Tips for a successful resume
By James Robert Watson, PhD


Introduction

Your resume, a brief summary of your background and experiences, is often the first contact a potential employer has with you. It must make you look great and set you apart from the other candidates.
The purpose of a resume is to help you get an interview that will enable you to show your work in person. Hiring decisions are first influenced by the impression your resume makes. The purpose of the keeper (or leave-behind) is to remind and impress. This may require something beyond the traditional letter, resume, and portfolio. During the job search ordeal, there is an advantage to keeping your name in the mind of a prospective employer or client.

Procedure
Make a master list of all information pertinent to your background. Keep that list as the master that you will add to for the rest of your career. From that list determine which items are the most impressive to include on your current resume. Design your resume to be impressive. The image conveyed speaks about your talent as a designer. For a keeper, create an object or printed piece that can be hand delivered or mailed to interviewers or client prospects. There are 3 major types of keepers: a gimmicky clever self-promotion piece, samples of your work, and an enhanced resume. If it is a sample of your work, it should match the style and layout of your other materials. Create something that will make you and your work stand out and be remembered over the work of the other applicants.

Guidelines
• Must be impressive.
• Allow easy scanning of info.
• No rules nor set formats.
• Consistent layout, headings, and order of info.
• Info: appropriate, precise, and in reverse chronological order.
• Grammar and spelling: flawless, parallel, action verbs.

Content (not necessarily in this order)
• Personal: state address and phone only.
• Education: schools, degrees and dates, course of study, some courses and workshops.
• Experience: skills, work, internships, summer jobs.
• Awards and honors.
• Memberships/organizations: design oriented, offices held.
• Optionals: temporary address, personal interests if they relate directly to the job, languages spoken fluently.
• Do not include 'Objective'. If you applied, its already obvious you want that job.
• Do not include current business contact info.
• Do not state 'Phone' in front of phone number or 'email' - its obvious.
• Do not include references or 'References furnished upon request' - of course they can be, its a silly outdated line.
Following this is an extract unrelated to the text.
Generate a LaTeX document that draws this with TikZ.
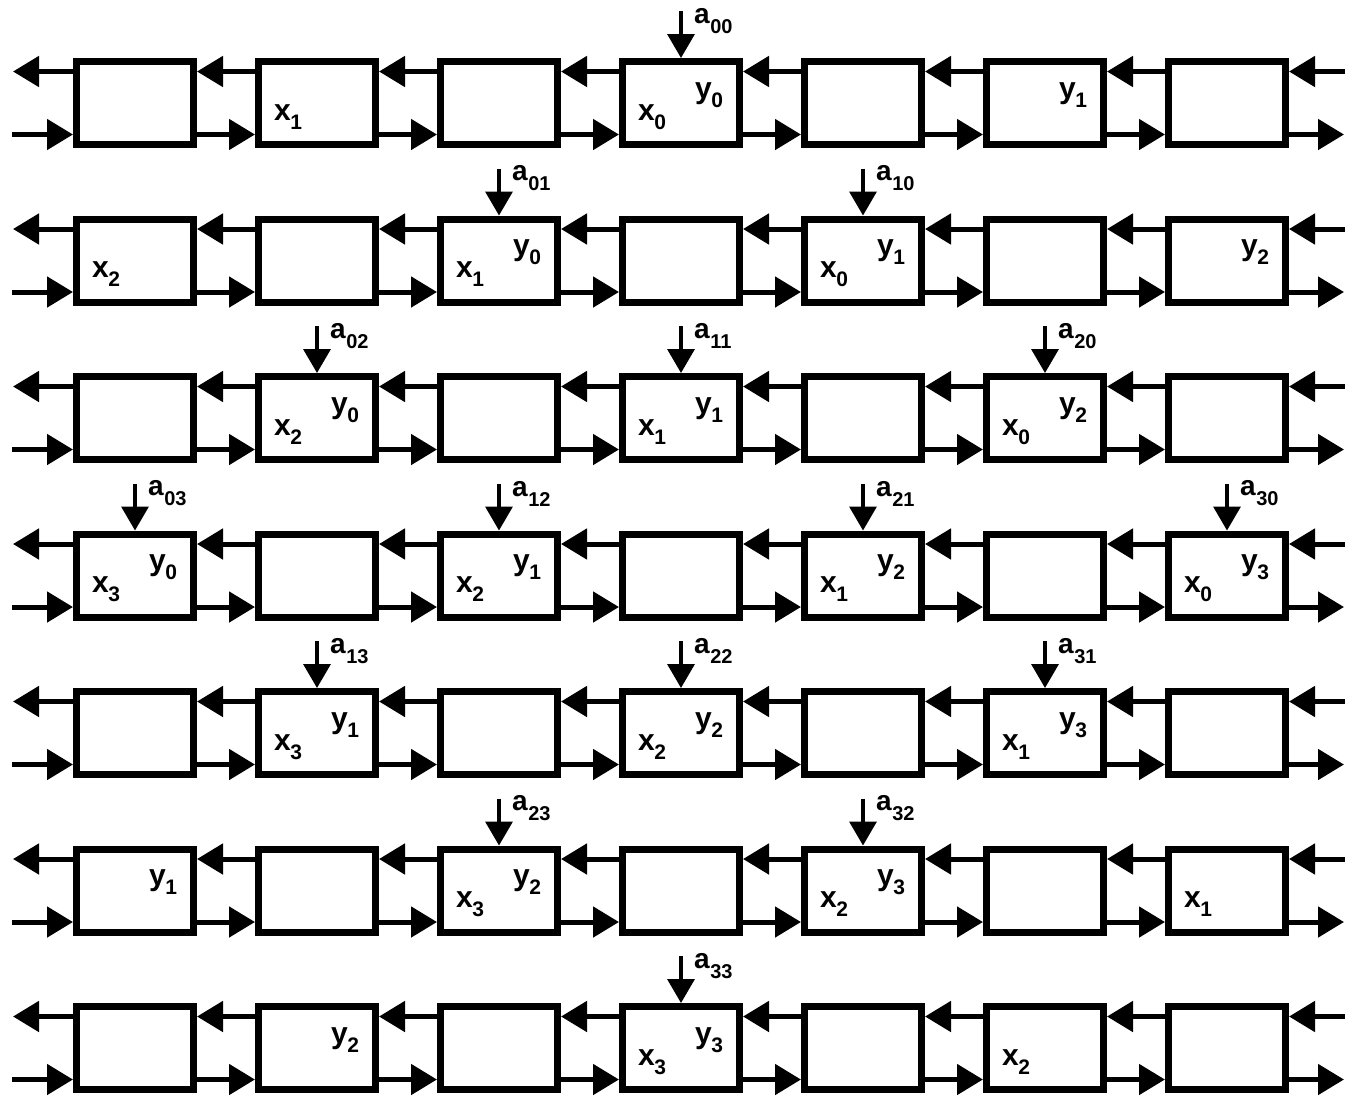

Take a list with you to the interview.

Design and layout
According to research, recruiters spend an average of "six seconds before they make the initial 'fit or no fit' decision" on candidates. They will look at your name, current title and company, current position start and end dates, previous title and company, previous position start and end dates, and education.
With such critical time constraints, you should make it easier for recruiters to find pertinent information by creating a resume with a clear visual hierarchy and don't include distracting visuals since "such visual elements reduced recruiters' analytical capability and hampered decision-making" and kept them from "locating the most relevant information, like skills and experience."
• Convey creativity, strong design sense, positive image.
• Consistent style and format.
• Highlight key headings or words for easy scanning.
• Probably 8.5x11, one side.
• Typeset or laser printed.
• Good quality paper.
• Perfect reproduction.

Cover Letter
• Serves as letter of application.
• Address it to an individual.
• Brief, specific and appropriate for company and position.
• Send follow-up thank-you letters ASAP to promising interviews.

Proofreading
Everybody makes mistakes, even employers. But making one minor mistake on a resume or in a cover letter is unacceptable. The interviewer likely thinks, "How do I know this person will proofread the letters he writes to shareholders? What if he someday leaves a zero or two off one of our financial statements? I better put this resume aside and look for someone who's more accurate and thorough."

Thank-you notes
A thank-you note? You're kidding, right? Do people even do that sort of thing anymore? The interviewer likely thinks, "This person has no follow-up skills, not to mention common courtesy. He could have at least dropped me a quick email note, like this other person did."